Introduction: Nepal is vulnerable to many hazards and disasters. Geographically, Nepal is situated at the Indi-an and Eurasian seismic plates and is prone to disasters like floods, landslides, fire, and earthquakes. The earthquake on April 25, 2015, with a 7.8 Richter scale and several aftershocks, have resulted in a considerable loss of human lives, physical infrastructure, and natural resources in Nepal. Many studies on the impacts of the earthquake mentioned the challenges in community recovery. This paper examines and explains the impact of earthquakes on family and community and how family and community cope during the disaster. Besides coping mechanisms, this paper explains discourses or conflicts in the family and communities. The paper is an outcome of a statistical analysis of 912 households survey conducted in Nepal's central hill, Kispang Rural municipality, a community affected by the 2015 earthquake in Nuwakot district.

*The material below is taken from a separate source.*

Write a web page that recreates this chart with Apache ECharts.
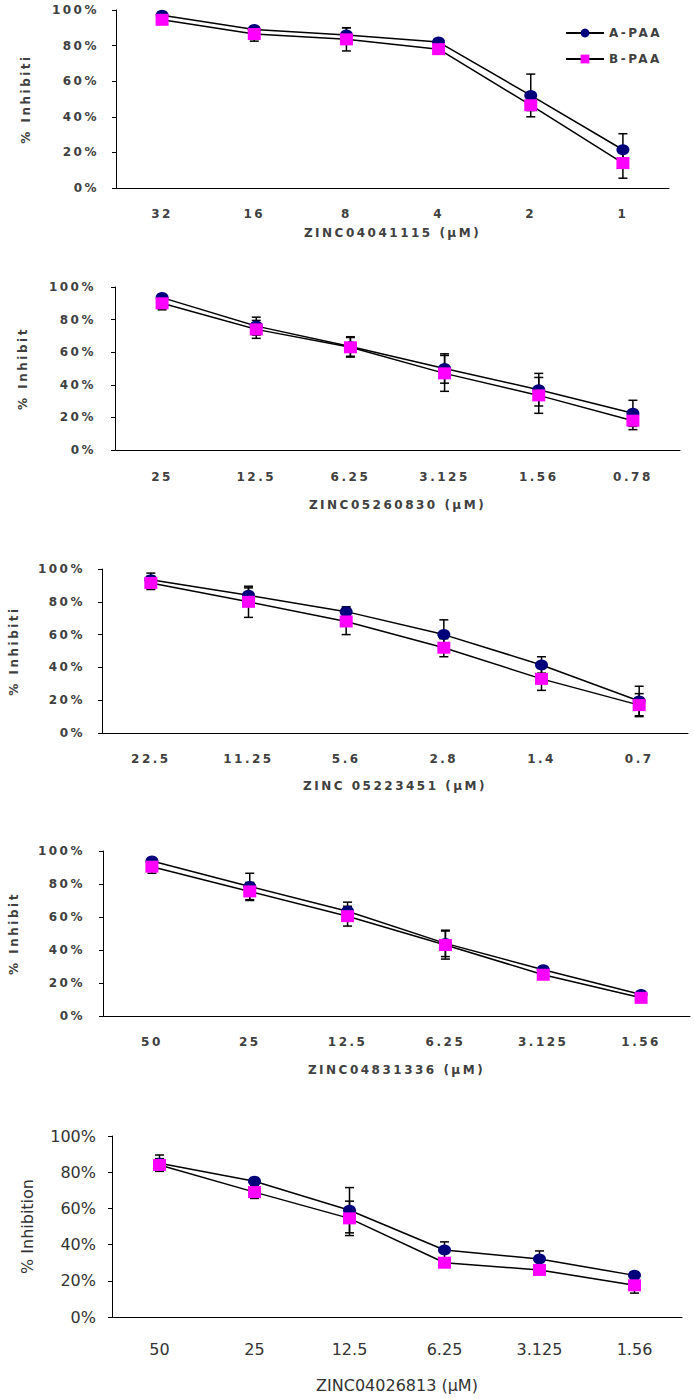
<!DOCTYPE html>
<html>
<head>
<meta charset="utf-8">
<script src="https://cdn.jsdelivr.net/npm/echarts@6/dist/echarts.min.js"></script>
<style>
  html, body { margin: 0; padding: 0; background: #fff; }
  #chart { width: 694px; height: 1399px; }
</style>
</head>
<body>
<div id="chart"></div>
<script>
// concentrations (x categories) and % inhibition means / error sizes
const conc1 = ['32', '16', '8', '4', '2', '1'];
const a1 = [97, 89, 86, 82, 52, 21.5];
const aErr1 = [1, 1, 4, 1, 12, 9];
const b1 = [94.5, 86.5, 83.5, 78, 46.5, 14];
const bErr1 = [1, 4, 6.5, 1, 3, 8.5];

const conc2 = ['25', '12.5', '6.25', '3.125', '1.56', '0.78'];
const a2 = [93.5, 76, 63.5, 50, 37, 22.5];
const aErr2 = [1.5, 5.5, 6, 9, 10, 8];
const b2 = [90, 74, 63, 47, 33.5, 18];
const bErr2 = [4, 5.5, 6, 11, 11, 5.5];

const conc3 = ['22.5', '11.25', '5.6', '2.8', '1.4', '0.7'];
const a3 = [93.5, 84, 74, 60, 41.5, 19.5];
const aErr3 = [4, 4.5, 3, 9, 5, 9];
const b3 = [91.5, 80, 68, 52, 33, 17];
const bErr3 = [4, 9.5, 8, 5.5, 7, 7];

const conc4 = ['50', '25', '12.5', '6.25', '3.125', '1.56'];
const a4 = [94, 78.5, 63.5, 44, 28, 13];
const aErr4 = [1, 8, 5.5, 8, 1.5, 1];
const b4 = [90.5, 75.5, 60.5, 43, 25, 11];
const bErr4 = [4, 5.5, 6, 8.5, 2, 1];

const conc5 = ['50', '25', '12.5', '6.25', '3.125', '1.56'];
const a5 = [85, 75, 59, 37, 32, 23];
const aErr5 = [4.5, 2, 12.5, 4.5, 4.5, 2];
const b5 = [84, 69, 54.5, 30, 26, 17.5];
const bErr5 = [3.5, 3.5, 9.5, 2, 2, 4.3];

const compounds = ['ZINC04041115 (μM)', 'ZINC05260830 (μM)', 'ZINC 05223451 (μM)', 'ZINC04831336 (μM)', 'ZINC04026813 (μM)'];
const yNames = ['% Inhibiti', '% Inhibit', '% Inhibiti', '% Inhibit', '% Inhibition'];

const panels = [
  {conc: conc1, a: a1, aErr: aErr1, b: b1, bErr: bErr1},
  {conc: conc2, a: a2, aErr: aErr2, b: b2, bErr: bErr2},
  {conc: conc3, a: a3, aErr: aErr3, b: b3, bErr: bErr3},
  {conc: conc4, a: a4, aErr: aErr4, b: b4, bErr: bErr4},
  {conc: conc5, a: a5, aErr: aErr5, b: b5, bErr: bErr5}
];

// layout of each panel in px
const layout = [
  {left: 116, right: 25, top: 10, height: 178, yLab: 17, xLab: 20, yGap: 84, xGap: 39},
  {left: 115, right: 14, top: 287, height: 163, yLab: 19, xLab: 21, yGap: 86, xGap: 49},
  {left: 100, right: 6, top: 569, height: 164, yLab: 17, xLab: 20, yGap: 82, xGap: 47},
  {left: 103, right: 4, top: 851, height: 165, yLab: 18, xLab: 20, yGap: 83, xGap: 48},
  {left: 112, right: 12, top: 1136, height: 181, yLab: 16, xLab: 24, yGap: 77, xGap: 60}
];

const oldFont = {fontFamily: 'DejaVu Sans', fontWeight: 'bold', fontSize: 12, color: '#404040'};
const newFont = {fontFamily: 'DejaVu Sans', fontWeight: 'normal', fontSize: 16, color: '#333'};

function errData(vals, errs) {
  return vals.map((v, i) => [i, v - errs[i], v + errs[i]]);
}

function renderErr(params, api) {
  const lo = api.coord([api.value(0), api.value(1)]);
  const hi = api.coord([api.value(0), api.value(2)]);
  const w = 4.5;
  const style = {stroke: '#000', lineWidth: 1.5};
  return {
    type: 'group',
    children: [
      {type: 'line', shape: {x1: lo[0], y1: lo[1], x2: hi[0], y2: hi[1]}, style: style},
      {type: 'line', shape: {x1: lo[0] - w, y1: lo[1], x2: lo[0] + w, y2: lo[1]}, style: style},
      {type: 'line', shape: {x1: hi[0] - w, y1: hi[1], x2: hi[0] + w, y2: hi[1]}, style: style}
    ]
  };
}

const grids = [], xAxes = [], yAxes = [], series = [];

panels.forEach((p, k) => {
  const L = layout[k];
  const f = k === 4 ? newFont : oldFont;
  grids.push({left: L.left, right: L.right, top: L.top, height: L.height});
  xAxes.push({
    type: 'category', gridIndex: k, data: p.conc, boundaryGap: true,
    axisLine: {lineStyle: {color: '#000', width: 1}},
    axisTick: {inside: true, length: 5, lineStyle: {color: '#000'}},
    axisLabel: Object.assign({margin: L.xLab}, f),
    name: compounds[k], nameLocation: 'middle', nameGap: L.xGap,
    nameTextStyle: Object.assign({}, f)
  });
  yAxes.push({
    type: 'value', gridIndex: k, min: 0, max: 100, interval: 20,
    axisLine: {show: true, lineStyle: {color: '#000', width: 1}},
    axisTick: {show: true, length: 4, lineStyle: {color: '#000'}},
    splitLine: {show: false},
    axisLabel: Object.assign({margin: L.yLab, formatter: '{value}%'}, f),
    name: yNames[k], nameLocation: 'middle', nameGap: L.yGap,
    nameTextStyle: Object.assign({}, f)
  });
  series.push({
    type: 'custom', name: 'errA' + k, xAxisIndex: k, yAxisIndex: k,
    renderItem: renderErr, data: errData(p.a, p.aErr), z: 1, silent: true
  });
  series.push({
    type: 'custom', name: 'errB' + k, xAxisIndex: k, yAxisIndex: k,
    renderItem: renderErr, data: errData(p.b, p.bErr), z: 1, silent: true
  });
  series.push({
    type: 'line', name: 'A-PAA', xAxisIndex: k, yAxisIndex: k, data: p.a,
    symbol: 'circle', symbolSize: [13, 11], z: 3,
    lineStyle: {color: '#000', width: 1.5},
    itemStyle: {color: '#00007a', borderWidth: 0}
  });
  series.push({
    type: 'line', name: 'B-PAA', xAxisIndex: k, yAxisIndex: k, data: p.b,
    symbol: 'rect', symbolSize: [13, 12], z: 4,
    lineStyle: {color: '#000', width: 1.5},
    itemStyle: {color: '#ff00ff', borderWidth: 0}
  });
});

const chart = echarts.init(document.getElementById('chart'), null, {renderer: 'svg'});
chart.setOption({
  animation: false,
  backgroundColor: '#fff',
  legend: {
    data: ['A-PAA', 'B-PAA'], orient: 'vertical', left: 560, top: 22,
    itemWidth: 38, itemHeight: 11, itemGap: 14,
    textStyle: oldFont
  },
  grid: grids,
  xAxis: xAxes,
  yAxis: yAxes,
  series: series
});

// the upper four panels use widely spaced lettering
document.querySelectorAll('#chart svg text').forEach(t => {
  if (parseInt(getComputedStyle(t).fontWeight, 10) >= 600) {
    t.setAttribute('letter-spacing', '2.5px');
  }
});
</script>
</body>
</html>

Methods: This research relies on literature review, key informant interviews, Focus Group Discussions (FGD), field visits, expert interviews, etic and emic approaches to observe the field. The research questionnaires were prepared and performed a household survey of 912 households. Various questions on how the earthquake in Nepal "X" has created the "Y" impacts and discourses or conflict in the family and the community in Nepal's central hills were analyzed.
Results: The earthquake has impacted the families and communities; however, the families and communities had shown distinct coping mechanisms to stay resilient to the impact—various factors were identified where family discourses and escalated conflict influenced the community peace. It was found that family-level discourses and conflict emerged mainly in collectivist society or joint or extended families. Gender-based violence/ conflict was also measured and found augmented after the earthquake in the community.
Conclusion: The research study concluded that family discourses and conflict emerge when disaster relief and reconstruction policies do not incorporate the needs of affected communities. The multi-dimensional holistic, integrated policies that integrate all the affected communities' needs will support building community and family-level peace. Discriminative policies that divide families and communities should not be practiced.